Bozo criminal for today comes from Phoenix, Arizona where bozo Reggie Talbot and two of his bozo friends walked into a convenience store and grabbed about $700 worth of cigarettes and a couple of cell phones before beating a hasty retreat. So far, so good, except for the fact that they made no attempt to cover their faces, so the clerk had no trouble identifying them. This was after they gave their real name and address when they tried to get the stolen cell phone activated. Busted!
Thanks to Bozo News Hawk Glen Snow for sending in today’s report from South Portland, Maine. Bozo Chamrone Curtis decided to hold up a branch of the Norway Savings Bank. He carefully wrote out his holdup note and inserted it into the pneumatic tube system in the drive thru. Not the best way to pull off a hold up. When the teller sent back an empty tube, our bozo simply pulled away. But not before the bank employees got a description of his vehicle and the license plate number. He’s under arrest.
Thanks to Bozo News Hawk Joey Schwartzman for sending in today’s report from Fargo, North Dakota, where our bozo apparently got some green leaf confused with the ol’ long green. Bozo Tony Small called the local pizza shop and ordered up a large pie. When the driver arrived, our bozo told him he had no cash, but could offer up some marijuana as payment. When the driver told him it was cash only, our bozo punched him in the face and took the pie. Guess he didn’t think about the driver having a cell phone in the car. Since our bozo had already eaten the pizza when the cops arrived, he’s been charged with theft as well as assault.
Bozo criminal for today comes from the International File in St. Catharines, Ontario, Canada where bozo Paul Cartwright was looking to upgrade his mode of transportation. When he spotted a nice looking vehicle, he pulled into the parking lot and parked nearby. He then crept out of his vehicle and very cautiously approached the car he wanted. Kneeling down by the driver’s side door, he tried to gain entry into the vehicle. Bad choice of cars. The car he had targeted to steal was an unmarked police vehicle, with two officers inside. He’s under arrest.

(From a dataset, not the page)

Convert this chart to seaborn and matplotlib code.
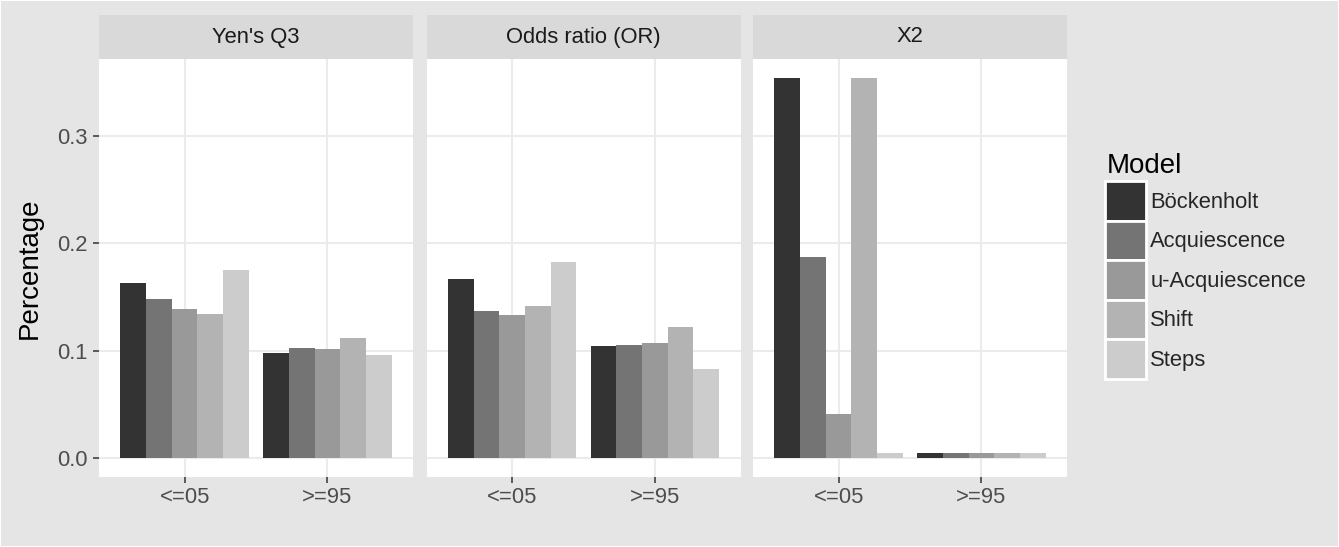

Bozo criminal for today comes from Greenwood, Indiana where William Porter thought he was on to something. He stole an ATM card and walked up to a teller machine wearing his motorcycle helmet to keep from being seen by security cameras. When it worked the first day, he tried it again on the next day and the day after that. What he didn’t realize was a guy wearing a motorcycle helmet and using the same ATM three days in a row would attract attention. Bank employees called the cops who staked out the ATM and arrested our bozo when he tried again on the fourth day in a row.